The following diagram shows the relative importance of each characteristic for an on-line opportunity that must remain anonymous. As you can see, it obviously isn't a business-to-business opportunity:
The hot e-commerce issues for this opportunity (in order of importance) can easily be seen: user registration, operations instrumentation, feed/content management and credit card processing, followed by transaction reporting and customer database issues. The hot e-business features are scalability and security, reliability and integrity, manageability and reporting. They then listed out the manpower necessary to develop the service capacity and operate the systems 24 hours a day, 7 days a week.
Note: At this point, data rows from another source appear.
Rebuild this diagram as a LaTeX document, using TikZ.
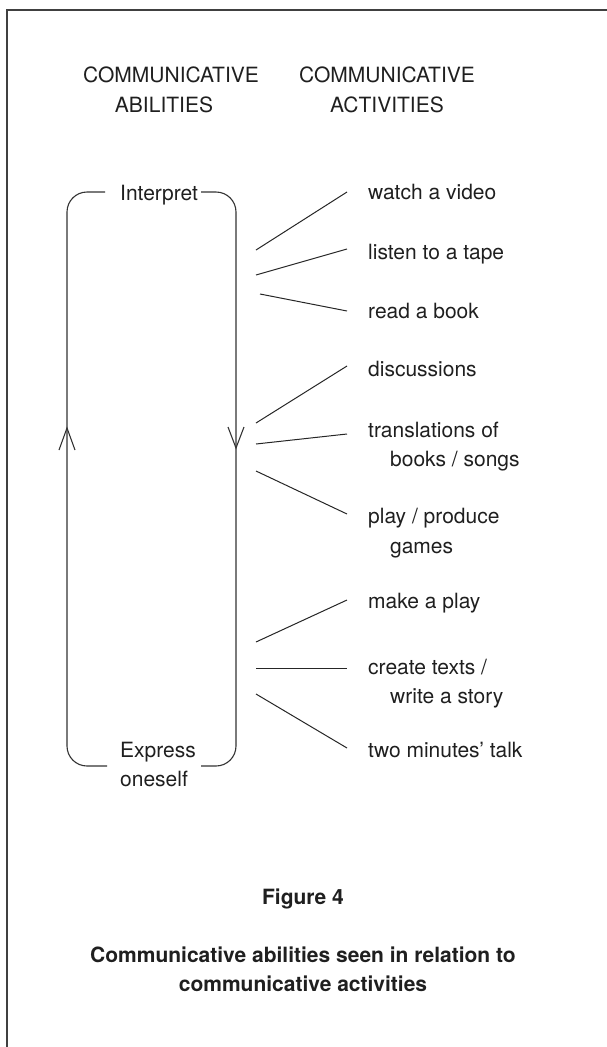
\documentclass[tikz,border=0pt]{standalone}
\usepackage{fontspec}
\setmainfont{TeX Gyre Heros}
\begin{document}
\begin{tikzpicture}[x=1pt,y=-1pt,
  txt/.style={inner sep=0pt,anchor=base west,text=black!88,
    font=\fontsize{21}{25}\selectfont},
  ctxt/.style={txt,anchor=base},
  btxt/.style={ctxt,font=\fontsize{21}{25}\selectfont\bfseries},
  frame/.style={draw=black!75,line width=2pt},
  loop/.style={draw=black!80,line width=1.1pt,rounded corners=20pt},
  link/.style={draw=black!85,line width=1pt},
  tip/.style={draw=black!80,line width=1.1pt}]
\useasboundingbox (0,0) rectangle (607,1047);

% open frame: top and left edges only
\draw[frame] (607,9.5) -- (6.5,9.5) -- (6.5,1047);

% column headings
\node[ctxt] (hAl1) at (171,82) {COMMUNICATIVE};
\node[ctxt] (hAl2) at (164,112) {ABILITIES};
\node[ctxt] (hAc1) at (387,82) {COMMUNICATIVE};
\node[ctxt] (hAc2) at (387,112) {ACTIVITIES};

% the cycle between interpreting and expressing
\node[txt] (interp) at (120,200) {Interpret};
\node[txt] (expr) at (120,757) {Express};
\node[txt] (ones) at (120,786) {oneself};

\draw[loop] (105,192) -- (67,192) -- (67,766) -- (107,766);
\draw[loop] (201,192) -- (236,192) -- (236,766) -- (201,766);

% open arrowheads on the two sides of the cycle
\coordinate (lt) at (67,428);
\coordinate (rt) at (236,448);
\draw[tip] (59,450) -- (lt) -- (75,450);
\draw[tip] (228,427) -- (rt) -- (244,427);

% activities
\node[txt] (a1) at (368,199) {watch a video};
\node[txt] (a2) at (368,259) {listen to a tape};
\node[txt] (a3) at (368,318) {read a book};
\node[txt] (a4) at (368,376) {discussions};
\node[txt] (a5) at (368,437) {translations of};
\node[txt] (a5b) at (390,466) {books / songs};
\node[txt] (a6) at (368,523) {play / produce};
\node[txt] (a6b) at (390,553) {games};
\node[txt] (a7) at (368,608) {make a play};
\node[txt] (a8) at (368,674) {create texts /};
\node[txt] (a8b) at (390,703) {write a story};
\node[txt] (a9) at (368,757) {two minutes' talk};

% connecting strokes
\coordinate (s1) at (256,250);  \coordinate (e1) at (347,192);
\coordinate (s2) at (256,275);  \coordinate (e2) at (347,249);
\coordinate (s3) at (260,294);  \coordinate (e3) at (347,311);
\coordinate (s4) at (256,423);  \coordinate (e4) at (347,366);
\coordinate (s5) at (256,444);  \coordinate (e5) at (347,434);
\coordinate (s6) at (256,471);  \coordinate (e6) at (347,514);
\coordinate (s7) at (256,642);  \coordinate (e7) at (347,600);
\coordinate (s8) at (256,668);  \coordinate (e8) at (347,668);
\coordinate (s9) at (256,694);  \coordinate (e9) at (347,748);
\foreach \i in {1,...,9} \draw[link] (s\i) -- (e\i);

% caption
\node[btxt] (fig) at (303,904) {Figure 4};
\node[btxt] (cap1) at (303,962) {Communicative abilities seen in relation to};
\node[btxt] (cap2) at (303,991) {communicative activities};
\end{tikzpicture}
\end{document}
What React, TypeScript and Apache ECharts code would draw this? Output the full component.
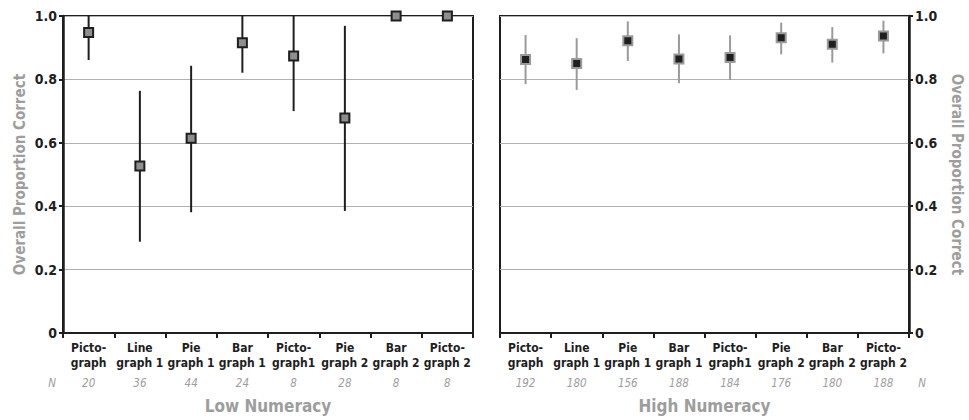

They looked briefly at a few more opportunities and made color-coded feature maps. Although each map was unique, one common feature stood out: ASPs are primarily systems integrators and the majority of their investment lies in operations.
The startup's principals didn't want to hear this, since they loved to create neat stuff that hopefully someone would want to buy. The sexiest attribute of ASPs is probably their balance sheet, and the less technology an ASP has to support the more profitable they will be. Yet the evidence can't be argued with – if you want to be an ASP your focus must be on daily operations, not R&D. Another nail in the coffin of the startup's ASP aspirations was that they really had no expertise with any commercial software products. Sure, they could learn, but they were not motivated to do so.
We can all take away a lesson from this story. No matter how good a business plan and timing a company may have, the skills and interests of the principals must coincide with the task at hand. If the hearts of the people involved lie elsewhere, they will not execute to plan. A plan is just a piece of paper unless it fires the imaginations of those who must act on it.